At a press conference late last week, Rep. Paul Gosar (R-Ariz.) said firmly, “By allowing Cosby to keep his Medal of Freedom, our nation is sending the wrong message to society and future generations.”
Last year, Gosar asked President Obama to revoke the medal, but revocation is unprecedented; it’s never happened before in the 70-year history of the award, and Obama explained that he had no mechanisms to do so. Gosar’s bill would create that mechanism, giving the president the power to take back Cosby’s medal, which he was awarded in 2002 by President George W. Bush.
Karen Poesler, a leader with the anti-sexual assault group Survivors Network of those Abuse by Priests (SNAP), said in a statement:
It’s bogus for officials to claim ‘We haven’t ever revoked such an honor before.’ That’s irrelevant. A president has probably never before honored a prominent entertainer who later was accused of raping, drugging and abusing dozens of women.
Last month, Swarthmore and Drexel University revoked similar honors. This year, other institutions including Fordham, Goucher, Baylor, the University of San Francisco, Marquette and California State University have taken similar steps. Last December, Cosby stepped down from the Temple University Board of Trustees. The University of Missouri is considering rescinding a degree it gave to Cosby. We applaud every institution that has rescinded Cosby’s honorary degrees. It’s time the federal government takes similar steps.

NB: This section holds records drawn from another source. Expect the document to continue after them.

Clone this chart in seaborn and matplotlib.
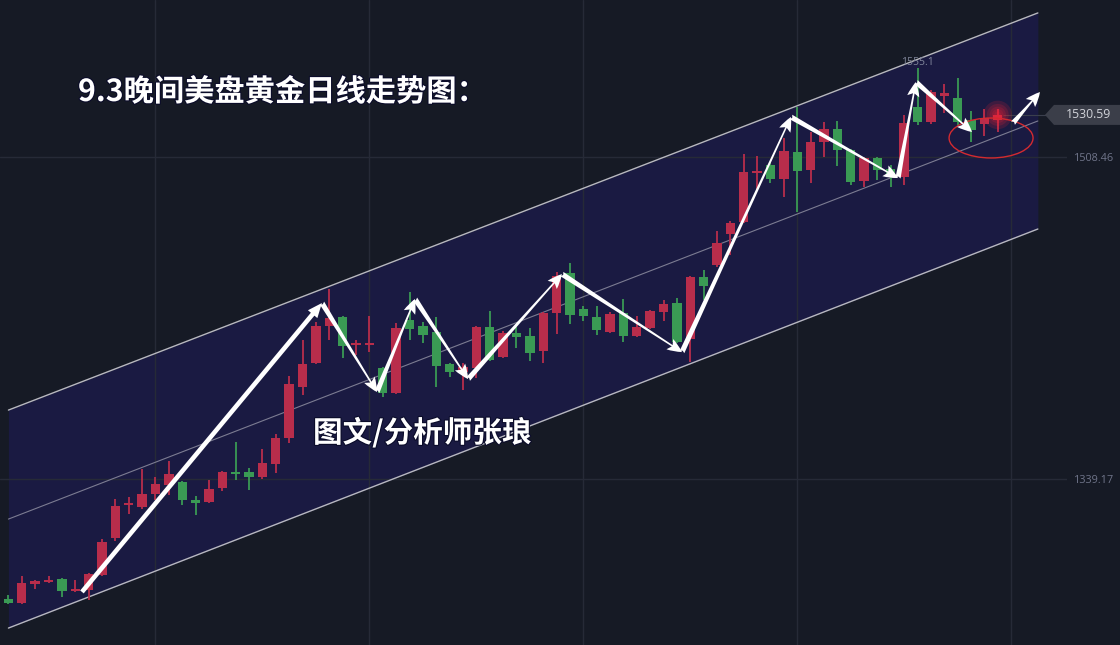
import numpy as np
import pandas as pd
import matplotlib
matplotlib.use("Agg")
import matplotlib.pyplot as plt
import matplotlib.patheffects as pe
import seaborn as sns
from matplotlib.patches import Ellipse, Polygon

# ---------------- data (daily gold candles) ----------------
opens = [1276.1, 1274.0, 1284.0, 1285.0, 1286.6, 1280.3, 1280.8, 1288.7, 1308.2, 1325.5,
         1324.4, 1331.3, 1336.0, 1337.6, 1328.1, 1327.1, 1334.4, 1342.9, 1342.9, 1340.2,
         1347.1, 1360.7, 1387.5, 1400.2, 1419.6, 1424.3, 1409.6, 1409.6, 1397.5, 1384.4,
         1422.8, 1419.6, 1416.5, 1399.6, 1395.4, 1397.5, 1419.1, 1403.3, 1415.9, 1414.4,
         1406.5, 1426.4, 1447.5, 1428.5, 1424.3, 1416.5, 1426.4, 1414.4, 1418.6, 1427.0,
         1431.7, 1412.8, 1445.4, 1451.7, 1468.0, 1474.3, 1500.1, 1504.3, 1496.9, 1511.1,
         1501.6, 1516.3, 1523.2, 1512.1, 1495.8, 1507.9, 1502.2, 1497.9, 1534.7, 1526.9,
         1540.5, 1539.5, 1527.9, 1525.8, 1527.9]
highs = [1278.2, 1288.2, 1286.1, 1288.2, 1287.1, 1286.1, 1289.8, 1307.6, 1328.7, 1329.7,
         1344.4, 1340.2, 1348.6, 1338.1, 1330.2, 1338.6, 1343.4, 1358.6, 1345.0, 1354.9,
         1362.8, 1393.3, 1412.3, 1421.7, 1439.1, 1424.9, 1412.3, 1424.9, 1398.1, 1421.2,
         1437.5, 1421.7, 1424.3, 1400.2, 1400.2, 1419.6, 1427.5, 1417.0, 1419.1, 1418.6,
         1427.0, 1448.0, 1452.7, 1430.1, 1430.1, 1427.0, 1433.8, 1424.9, 1428.0, 1433.3,
         1434.3, 1445.9, 1449.1, 1469.6, 1474.8, 1510.0, 1509.0, 1505.3, 1518.5, 1534.7,
         1521.6, 1526.9, 1527.4, 1512.7, 1508.5, 1508.5, 1504.3, 1530.5, 1555.1, 1543.7,
         1546.8, 1550.0, 1532.6, 1533.7, 1533.7]
lows = [1273.5, 1273.5, 1281.3, 1284.5, 1277.1, 1279.8, 1275.6, 1288.2, 1306.6, 1320.8,
        1323.4, 1328.1, 1330.8, 1325.5, 1320.2, 1326.6, 1332.9, 1338.6, 1333.4, 1339.2,
        1342.3, 1358.1, 1383.3, 1399.6, 1412.3, 1402.8, 1404.4, 1405.9, 1382.3, 1383.9,
        1412.3, 1410.7, 1387.5, 1392.8, 1386.0, 1392.3, 1401.2, 1402.8, 1408.0, 1401.2,
        1400.2, 1415.4, 1420.7, 1422.2, 1414.9, 1415.9, 1411.2, 1413.8, 1418.0, 1422.2,
        1410.7, 1400.7, 1433.3, 1450.6, 1456.9, 1473.8, 1491.1, 1494.8, 1487.4, 1479.5,
        1494.8, 1508.5, 1503.7, 1493.7, 1492.7, 1496.4, 1492.7, 1493.7, 1525.3, 1525.8,
        1531.6, 1525.3, 1516.3, 1519.5, 1521.6]
closes = [1274.0, 1284.5, 1285.5, 1286.1, 1280.3, 1281.3, 1289.2, 1306.0, 1325.0, 1326.6,
          1331.3, 1336.5, 1341.8, 1328.1, 1326.6, 1333.9, 1342.9, 1341.8, 1340.2, 1347.6,
          1360.7, 1389.1, 1399.6, 1419.6, 1423.8, 1409.1, 1410.7, 1410.7, 1384.4, 1418.6,
          1418.0, 1414.9, 1398.6, 1395.4, 1398.1, 1419.1, 1401.7, 1415.9, 1413.8, 1405.4,
          1426.4, 1445.9, 1425.4, 1424.9, 1417.5, 1425.9, 1414.4, 1419.1, 1427.5, 1431.2,
          1411.2, 1445.4, 1440.6, 1463.2, 1473.8, 1500.6, 1501.1, 1496.9, 1511.6, 1501.1,
          1516.3, 1523.2, 1512.1, 1495.3, 1507.9, 1501.6, 1499.5, 1526.3, 1526.9, 1542.6,
          1542.1, 1526.9, 1522.7, 1529.0, 1530.59]

# price channel (candle index -> price)
channel_x = [0, 77]
channel_upper = [1375.4, 1584.2]
channel_lower = [1260.8, 1470.6]

# zig-zag swing arrows (candle index, price)
pivot_idx = [5.5, 23.45, 27.57, 30.41, 34.38, 41.4, 50.38, 58.53, 66.54, 67.88, 72.07]
pivot_price = [1279.8, 1431.7, 1384.9, 1433.8, 1391.7, 1446.9, 1405.9, 1529.5, 1497.4, 1547.9, 1521.6]
proj_idx = [75.14, 77.16]
proj_price = [1526.3, 1542.6]

ytick_values = [1339.17, 1508.46]
ytick_labels = ["1339.17", "1508.46"]
last_price = 1530.59
high_label = "1555.1"
title_text = "9.3晚间美盘黄金日线走势图："
author_text = "图文/分析师张琅"

# ---------------- style ----------------
BG = "#161a25"
FILL = "#1a1a42"
RED = "#b82d4b"
GREEN = "#3a9a54"
W, H = 1120, 645

sns.set_theme(style="dark", rc={"axes.facecolor": BG, "figure.facecolor": BG})
plt.rcParams["font.family"] = ["Noto Sans CJK SC", "DejaVu Sans"]

fig = plt.figure(figsize=(11.2, 6.45), dpi=100)
ax = fig.add_axes([0, 0, 1067 / W, 1])
ax.set_facecolor(BG)
ax.set_xlim(-0.63, 79.18)
ax.set_ylim(1251.9, 1591.0)
for s in ax.spines.values():
    s.set_visible(False)

# grid
ax.set_xticks([11, 27, 43, 59, 75])
ax.set_yticks(ytick_values)
ax.set_yticklabels(ytick_labels, family="Open Sans")
ax.yaxis.tick_right()
ax.tick_params(axis="x", length=0, labelbottom=False)
ax.tick_params(axis="y", length=0, pad=5, labelsize=7.8, labelcolor="#70758a")
ax.grid(True, color="#262a37", lw=1.0)
ax.set_axisbelow("line")

# channel
ax.fill_between(channel_x, channel_lower, channel_upper, color=FILL, zorder=1, lw=0)
sns.lineplot(x=channel_x, y=channel_upper, ax=ax, color="#b8b8c0", lw=1.0, zorder=2)
sns.lineplot(x=channel_x, y=channel_lower, ax=ax, color="#b8b8c0", lw=1.0, zorder=2)
mid = [(a + b) / 2 for a, b in zip(channel_upper, channel_lower)]
sns.lineplot(x=channel_x, y=mid, ax=ax, color="#7c7c92", lw=0.8, zorder=2)

# candles
df = pd.DataFrame({"open": opens, "high": highs, "low": lows, "close": closes})
df["idx"] = np.arange(len(df))
up = df["close"] >= df["open"]
colors = np.where(up, RED, GREEN)
ax.vlines(df["idx"], df["low"], df["high"], colors=colors, lw=1.3, zorder=3)
body_bottom = np.minimum(df["open"], df["close"])
body_h = np.maximum((df["close"] - df["open"]).abs(), 1.0)
ax.bar(df["idx"], body_h, bottom=body_bottom, width=0.7, color=colors, lw=0, zorder=4)

# glow on last candle
last_i = df["idx"].iloc[-1]
ax.scatter([last_i] * 5, [last_price] * 5, s=[420, 250, 140, 70, 25],
           color="#ff2233", alpha=0.16, lw=0, zorder=4.5)

# last price line + tag
ax.hlines(last_price, last_i + 0.4, 79.18, color="#3b3f4d", lw=0.8, zorder=2)
yl = ax.transData.transform((0, last_price))[1]  # display y of the last price
tag = Polygon([(1045 / W, yl / H), (1054 / W, (yl + 10) / H), (1.0, (yl + 10) / H),
               (1.0, (yl - 10) / H), (1054 / W, (yl - 10) / H)],
              closed=True, transform=fig.transFigure, fc="#3b3e49", ec="none", zorder=9)
fig.patches.append(tag)
fig.text(1066 / W, yl / H, "1530.59", ha="left", va="center", fontsize=8.8,
         color="#d2d4da", family="Open Sans", zorder=10)

# high label
ax.annotate(high_label, xy=(68, 1555.1), xytext=(0, 0.5), textcoords="offset points",
            ha="center", va="bottom", fontsize=7.5, color="#80859a", family="Open Sans")

# red ellipse
ax.add_patch(Ellipse((73.5, 1518.45), width=6.28, height=21.0, fill=False,
                     ec="#d42a30", lw=1.0, zorder=6))

# arrows
for k in range(len(pivot_idx) - 1):
    start = (pivot_idx[k], pivot_price[k])
    end = (pivot_idx[k + 1], pivot_price[k + 1])
    if k == 0:
        style = "simple,head_width=0.8,head_length=0.95,tail_width=0.3"
    else:
        style = "fancy,head_width=0.8,head_length=0.95,tail_width=0.34"
    ax.annotate("", xy=end, xytext=start,
                arrowprops=dict(arrowstyle=style, color="white", lw=0,
                                mutation_scale=11, shrinkA=0, shrinkB=0),
                zorder=7)
ax.annotate("", xy=(proj_idx[1], proj_price[1]), xytext=(proj_idx[0], proj_price[0]),
            arrowprops=dict(arrowstyle="fancy,head_width=0.8,head_length=0.95,tail_width=0.34",
                            color="white", lw=0, mutation_scale=11, shrinkA=0, shrinkB=0),
            zorder=7)

# texts
shadow = [pe.withStroke(linewidth=1.6, foreground="#0b0c2a")]
fig.text(78 / W, 1 - 92 / H, title_text, ha="left", va="center", fontsize=21.8,
         weight="bold", color="white", path_effects=shadow)
fig.text(313 / W, 1 - 433 / H, author_text, ha="left", va="center", fontsize=21.3,
         weight="bold", color="white", path_effects=shadow)

fig.savefig("out.png", dpi=100, facecolor=BG)
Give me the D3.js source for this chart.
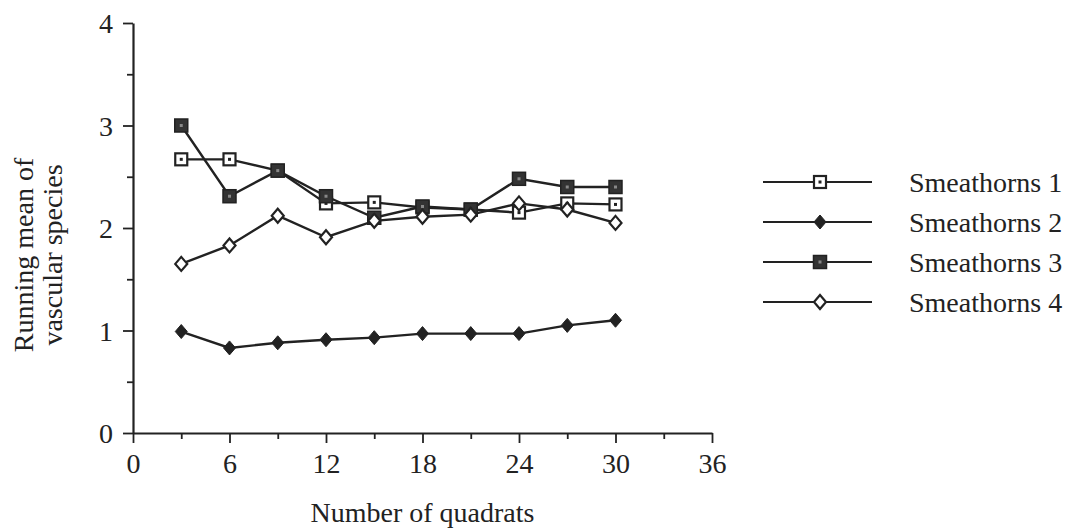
<!DOCTYPE html>
<html>
<head>
<meta charset="utf-8">
<script src="https://cdn.jsdelivr.net/npm/d3@7"></script>
<style>
  body { margin: 0; background: #fff; }
  svg text { font-family: "Liberation Serif", "Times New Roman", serif; fill: #222; }
</style>
</head>
<body>
<div id="chart"></div>
<script>
var svgWidth = 1082;
var svgHeight = 531;

var margin = { top: 23, right: 370, bottom: 98, left: 133 };
var width = 712 - margin.left;
var height = 433 - margin.top;

// data
var quadrats = [3, 6, 9, 12, 15, 18, 21, 24, 27, 30];
var smeathorns1 = [2.67, 2.67, 2.56, 2.24, 2.25, 2.20, 2.18, 2.15, 2.24, 2.23];
var smeathorns2 = [0.99, 0.83, 0.88, 0.91, 0.93, 0.97, 0.97, 0.97, 1.05, 1.10];
var smeathorns3 = [3.00, 2.31, 2.56, 2.31, 2.10, 2.21, 2.18, 2.48, 2.40, 2.40];
var smeathorns4 = [1.65, 1.83, 2.12, 1.91, 2.07, 2.11, 2.13, 2.24, 2.18, 2.05];
var seriesNames = ["Smeathorns 1", "Smeathorns 2", "Smeathorns 3", "Smeathorns 4"];
var xTicks = [0, 6, 12, 18, 24, 30, 36];
var yTicks = [0, 1, 2, 3, 4];

var series = [
  { name: seriesNames[0], values: smeathorns1, marker: "openSquare" },
  { name: seriesNames[1], values: smeathorns2, marker: "filledDiamond" },
  { name: seriesNames[2], values: smeathorns3, marker: "filledSquare" },
  { name: seriesNames[3], values: smeathorns4, marker: "openDiamond" }
];

var ink = "#222";

var svg = d3.select("#chart")
  .append("svg")
  .attr("width", svgWidth)
  .attr("height", svgHeight);

var chartGroup = svg.append("g")
  .attr("transform", `translate(${margin.left}, ${margin.top})`);

var xScale = d3.scaleLinear().domain([0, 36]).range([0, width]);
var yScale = d3.scaleLinear().domain([0, 4]).range([height, 0]);

// minor ticks first
chartGroup.append("g")
  .attr("transform", `translate(0, ${height})`)
  .call(d3.axisBottom(xScale).tickValues(d3.range(3, 36, 6)).tickSize(6).tickFormat(""))
  .call(g => g.select(".domain").remove());
chartGroup.append("g")
  .call(d3.axisLeft(yScale).tickValues([0.5, 1.5, 2.5, 3.5]).tickSize(6).tickFormat(""))
  .call(g => g.select(".domain").remove());

// main axes
var xAxis = chartGroup.append("g")
  .attr("transform", `translate(0, ${height})`)
  .call(d3.axisBottom(xScale).tickValues(xTicks).tickFormat(d3.format("d"))
    .tickSize(10).tickSizeOuter(0).tickPadding(10));
var yAxis = chartGroup.append("g")
  .call(d3.axisLeft(yScale).tickValues(yTicks).tickFormat(d3.format("d"))
    .tickSize(10).tickSizeOuter(0).tickPadding(10));

chartGroup.selectAll(".tick line").attr("stroke", ink).attr("stroke-width", 1.8);
chartGroup.selectAll(".domain").attr("stroke", ink).attr("stroke-width", 2.2);
chartGroup.selectAll(".tick text")
  .attr("font-size", 28)
  .style("font-family", "Liberation Serif, serif")
  .attr("fill", ink);
yAxis.selectAll(".tick text").attr("dy", "0.35em");

// lines
var line = d3.line()
  .x((d, i) => xScale(quadrats[i]))
  .y(d => yScale(d));

chartGroup.selectAll(".series-line")
  .data(series)
  .enter()
  .append("path")
  .attr("class", "series-line")
  .attr("d", d => line(d.values))
  .attr("fill", "none")
  .attr("stroke", ink)
  .attr("stroke-width", 2.4);

// marker drawing
function drawMarker(g, type) {
  if (type === "openSquare") {
    g.append("rect").attr("x", -6).attr("y", -6).attr("width", 12).attr("height", 12)
      .attr("fill", "#fff").attr("stroke", ink).attr("stroke-width", 2.2);
    g.append("rect").attr("x", -1.5).attr("y", -1.5).attr("width", 3).attr("height", 3).attr("fill", ink);
  } else if (type === "filledSquare") {
    g.append("rect").attr("x", -6.5).attr("y", -6.5).attr("width", 13).attr("height", 13)
      .attr("fill", "#333").attr("stroke", ink).attr("stroke-width", 1.5);
    g.append("rect").attr("x", -1.5).attr("y", -1.5).attr("width", 3).attr("height", 3).attr("fill", "#888");
  } else if (type === "filledDiamond") {
    g.append("path").attr("d", "M0,-7L6,0L0,7L-6,0Z").attr("fill", ink).attr("stroke", ink).attr("stroke-width", 1);
  } else {
    g.append("path").attr("d", "M0,-7L6,0L0,7L-6,0Z").attr("fill", "#fff").attr("stroke", ink).attr("stroke-width", 2.2);
  }
}

series.forEach(function(s) {
  chartGroup.append("g")
    .selectAll("g")
    .data(s.values)
    .enter()
    .append("g")
    .attr("transform", (d, i) => `translate(${xScale(quadrats[i])}, ${yScale(d)})`)
    .each(function() { drawMarker(d3.select(this), s.marker); });
});

// axis labels
svg.append("text")
  .attr("x", margin.left + xScale(18))
  .attr("y", 522)
  .attr("text-anchor", "middle")
  .attr("font-size", 28)
  .text("Number of quadrats");

var yLabel = svg.append("text")
  .attr("transform", "translate(0, 255) rotate(-90)")
  .attr("text-anchor", "middle")
  .attr("font-size", 28);
yLabel.append("tspan").attr("x", 0).attr("y", 33).text("Running mean of");
yLabel.append("tspan").attr("x", 0).attr("y", 62).text("vascular species");

// legend
var legend = svg.append("g").attr("transform", "translate(763, 182)");
var legendRows = legend.selectAll("g")
  .data(series)
  .enter()
  .append("g")
  .attr("transform", (d, i) => `translate(0, ${i * 40})`);

legendRows.append("line")
  .attr("x1", 0).attr("x2", 109)
  .attr("stroke", ink).attr("stroke-width", 2.2);
legendRows.append("g")
  .attr("transform", "translate(57, 0)")
  .each(function(d) { drawMarker(d3.select(this), d.marker); });
legendRows.append("text")
  .attr("x", 146)
  .attr("dy", "0.35em")
  .attr("font-size", 28)
  .text(d => d.name);
</script>
</body>
</html>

D.C.-based nonprofit Promoting Awareness | Victim Empowerment worked closely with Gosar on the bill. The organization previously circulated a petition asking Obama to revoke the medal, receiving support from Sens. Kirsten Gillibrand (D-N.Y.) and Claire McCaskill of Missouri. The petition received nearly 15,000 signatures.
Gosar stated that his bill would also introduce criminal penalties to be imposed on anyone who wears or publicly displays a Presidential Medal of Freedom that has been revoked.
Explaining why he put forth the bill, he said, “Revoking Bill Cosby’s Medal of Freedom won’t undo his actions or heal the wounds of his victims but it will signal to the American people that we will not tolerate such lewd behavior.”